Due to recent amendments to Art 24.11 of the Polish Personal Income Tax law, and with respect to share-settled awards where the underlying shares are delivered on or after January 1, 2011, employees will be able to defer the taxation of their share-based compensation until sale of the underlying shares if the following conditions are satisfied simultaneously:Delivery of shares. The shares which are delivered to employees at vesting (e.g. in the case of restricted stock units) or exercise (e.g. in the case of stock options) may be newly issued shares or existing shares; prior to the amendment, the deferral was only possible in case of newly issued shares.
Shareholder’s resolution. The equity awards at issue must have been approved by a resolution of the award granting company’s shareholders; no changes to this condition.
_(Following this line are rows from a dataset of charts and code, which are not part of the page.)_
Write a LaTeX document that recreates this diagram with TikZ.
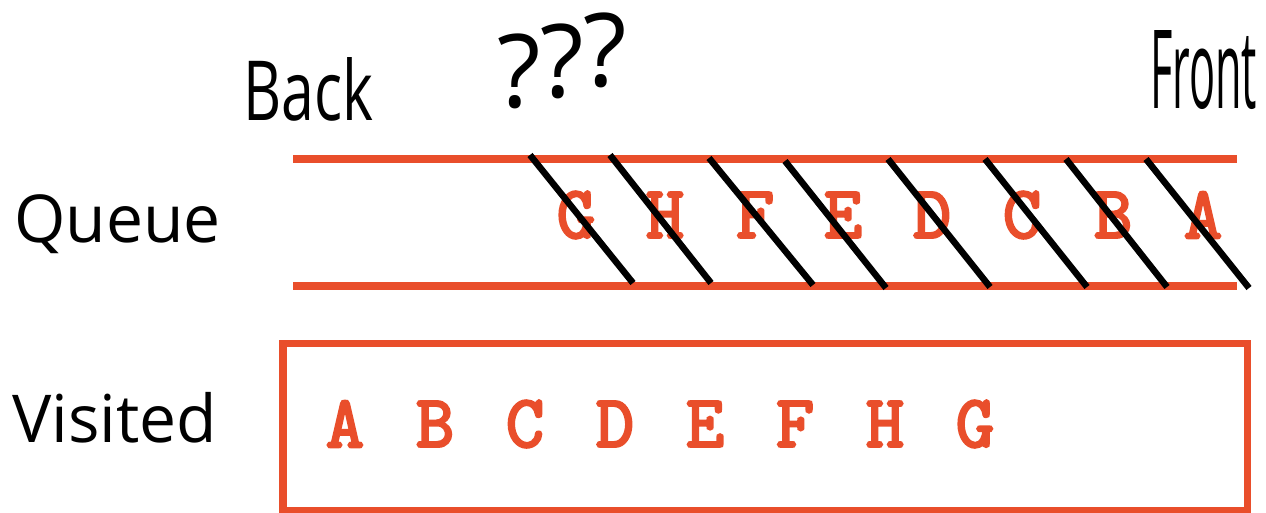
\documentclass[tikz,border=0pt]{standalone}
\usepackage{fontspec}
\setmainfont{Open Sans}
\newfontfamily\slabfont[FakeBold=3.5]{Latin Modern Mono}
\definecolor{qred}{HTML}{E94E2B}
\begin{document}
\begin{tikzpicture}[x=1pt,y=-1pt,
  redline/.style={draw=qred,line width=7.5pt},
  slash/.style={draw=black,line width=6.5pt},
  letter/.style={inner sep=0pt,text=qred,font=\slabfont\fontsize{74}{74}\selectfont},
  label/.style={inner sep=0pt,anchor=base west,font=\fontsize{66}{66}\selectfont},
  hand/.style={inner sep=0pt,anchor=north west,font=\fontsize{60}{60}\selectfont}]
\useasboundingbox (0,0) rectangle (1266,512);
\begin{scope}
\clip (0,0) rectangle (1266,512);
% labels
\node[label] (queue) at (14,242) {Queue};
\node[label] (visited) at (12,442) {Visited};
% handwritten labels
\node[hand] (back) at (243,57) {\resizebox{130pt}{63pt}{Back}};
\node[hand] (q) at (497,13) {\resizebox{130pt}{94pt}{?\raisebox{6pt}{?}\raisebox{12pt}{?}}};
\node[hand] (front) at (1150,30) {\resizebox{107pt}{78pt}{Front}};
% queue lines
\coordinate (t1) at (293,159);
\coordinate (t2) at (1237,159);
\coordinate (b1) at (293,286);
\coordinate (b2) at (1237,286);
\draw[redline] (t1) -- (t2);
\draw[redline] (b1) -- (b2);
% queue letters
\foreach \l/\x [count=\i] in {G/576,H/665,F/755,E/843,D/932,C/1022,B/1113,A/1203}
  \node[letter] (q\i) at (\x,215) {\l};
% slashes
\foreach \xa/\ya/\xb/\yb [count=\i] in {530/155/633/283, 610/155/711/283, 709/158/813/285, 785/161/886/288, 888/159/990/287, 985/159/1087/287, 1066/159/1167/287, 1146/159/1249/288}{
  \coordinate (sa\i) at (\xa,\ya);
  \coordinate (sb\i) at (\xb,\yb);
  \draw[slash] (sa\i) -- (sb\i);
}
% visited box
\node[draw=qred,line width=7.5pt,inner sep=0pt,outer sep=0pt,minimum width=964.5pt,minimum height=167pt,anchor=north west] (box) at (283,343.5) {};
\foreach \l/\x [count=\i] in {A/345,B/435,C/525,D/615,E/705,F/795,H/885,G/975}
  \node[letter] (v\i) at (\x,424) {\l};
\end{scope}
\end{tikzpicture}
\end{document}
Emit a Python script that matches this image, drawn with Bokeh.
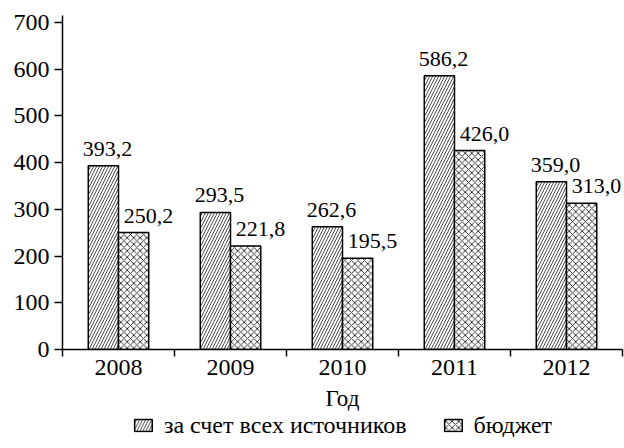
from bokeh.plotting import figure
from bokeh.models import ColumnDataSource, Range1d, FixedTicker, Legend, LegendItem, LabelSet
from bokeh.layouts import column
from bokeh.core.properties import value
from bokeh.embed import file_html
from bokeh.resources import INLINE

years = ["2008", "2009", "2010", "2011", "2012"]
all_sources = [393.2, 293.5, 262.6, 586.2, 359.0]
budget = [250.2, 221.8, 195.5, 426.0, 313.0]
series_names = ["за счет всех источников", "бюджет"]
y_ticks = [0, 100, 200, 300, 400, 500, 600, 700]

FONT = "Liberation Serif"
BAR_W = 0.27

idx = list(range(len(years)))
centers = [i + 0.5 for i in idx]
src_a = ColumnDataSource(dict(
    x=[c - BAR_W / 2 for c in centers], top=all_sources,
    label=[f"{v:.1f}".replace(".", ",") for v in all_sources]))
src_b = ColumnDataSource(dict(
    x=[c + BAR_W / 2 for c in centers], top=budget,
    label=[f"{v:.1f}".replace(".", ",") for v in budget]))

style_a = dict(fill_color="white", line_color="black", line_width=1.5,
               hatch_pattern="/", hatch_scale=6, hatch_weight=0.7, hatch_color="black")
style_b = dict(fill_color="white", line_color="black", line_width=1.5,
               hatch_pattern="x", hatch_scale=6.5, hatch_weight=0.8, hatch_color="black")

p = figure(frame_width=560, frame_height=334, output_backend="svg", toolbar_location=None,
           x_range=Range1d(0, len(years)), y_range=Range1d(0, 715),
           min_border_left=62, min_border_right=2, min_border_top=15, min_border_bottom=0)
p.outline_line_color = None
p.grid.grid_line_color = None

p.vbar(x="x", top="top", width=BAR_W, source=src_a, **style_a)
p.vbar(x="x", top="top", width=BAR_W, source=src_b, **style_b)

p.add_layout(LabelSet(x="x", y="top", text="label", source=src_a, x_offset=4, y_offset=10,
                      text_align="center", text_baseline="bottom",
                      text_font=value(FONT), text_font_size=value("22px"),
                      text_color="black"))
p.add_layout(LabelSet(x="x", y="top", text="label", source=src_b, x_offset=15, y_offset=10,
                      text_align="center", text_baseline="bottom",
                      text_font=value(FONT), text_font_size=value("22px"),
                      text_color="black"))

# x axis
xa = p.xaxis[0]
xa.ticker = FixedTicker(ticks=centers, minor_ticks=[0, 1, 2, 3, 4, 5])
xa.major_label_overrides = {c: y for c, y in zip(centers, years)}
xa.major_tick_out = 0
xa.major_tick_in = 0
xa.minor_tick_out = 7
xa.minor_tick_in = 0
xa.minor_tick_line_color = "black"
xa.minor_tick_line_width = 1.5
xa.major_label_standoff = 3
xa.axis_label = "Год"
xa.axis_label_standoff = 8

# y axis
ya = p.yaxis[0]
ya.ticker = FixedTicker(ticks=y_ticks)
ya.major_tick_out = 8
ya.major_tick_in = 0
ya.minor_tick_out = 0
ya.minor_tick_in = 0
ya.major_label_standoff = 5

for ax in (xa, ya):
    ax.axis_line_color = "black"
    ax.axis_line_width = 1.5
    ax.major_tick_line_color = "black"
    ax.major_tick_line_width = 1.5
    ax.major_label_text_font = FONT
    ax.major_label_text_font_size = "24px"
    ax.major_label_text_color = "black"
    ax.axis_label_text_font = FONT
    ax.axis_label_text_font_size = "23px"
    ax.axis_label_text_font_style = "normal"
    ax.axis_label_text_color = "black"

# legend strip (legend swatches come from hidden renderers with the bar styles)
pl = figure(width=624, height=24, output_backend="svg", toolbar_location=None,
            x_range=Range1d(0, 1), y_range=Range1d(0, 1),
            min_border=0)
pl.axis.visible = False
pl.grid.grid_line_color = None
pl.outline_line_color = None
la = pl.vbar(x=[0.5], bottom=[0.4], top=[0.6], width=0.01, visible=False, **style_a)
lb = pl.vbar(x=[0.5], bottom=[0.4], top=[0.6], width=0.01, visible=False, **style_b)
legend = Legend(items=[LegendItem(label=series_names[0], renderers=[la]),
                       LegendItem(label=series_names[1], renderers=[lb])],
                orientation="horizontal", location="center",
                label_text_font=FONT, label_text_font_size="24px",
                label_text_color="black", glyph_width=22, glyph_height=15,
                label_standoff=10, spacing=35, padding=0, margin=0,
                border_line_color=None, background_fill_alpha=0,
                inactive_fill_alpha=0, click_policy="none")
pl.add_layout(legend, "center")

layout = column(p, pl, spacing=0)
open("out.html", "w").write(file_html(layout, INLINE))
Underlying shares. The shares underlying the relevant equity awards must be those of an entity headquartered in the European Union (EU) or the European Economic Area (EEA); prior to the amendment, the provisions did not mention specifically whether the deferral should apply to Polish or non-Polish shares. Yet,according to recent official tax rulings issued by the Polish authorities prior to 2011, it should have been applied solely to Polish shares.
Global equity plans. There are still controversies regarding personal income tax treatment of global equity plans, when Art 24.11 of the Polish Personal Income Tax law does not apply (the controversies result from contradicting rulings issued by Polish tax authorities). Nevertheless, employers applying Art 24.11 of the Polish Personal Income Tax prior to 2011 should review their approach. At the same time, it may be an opportunity to start applying the beneficial treatment for other employers (especially with EU/EEA based plans).
Social security. Please note that there may be some uncertainty in respect of social security approach, when the Art 24.11 tax deferral takes place.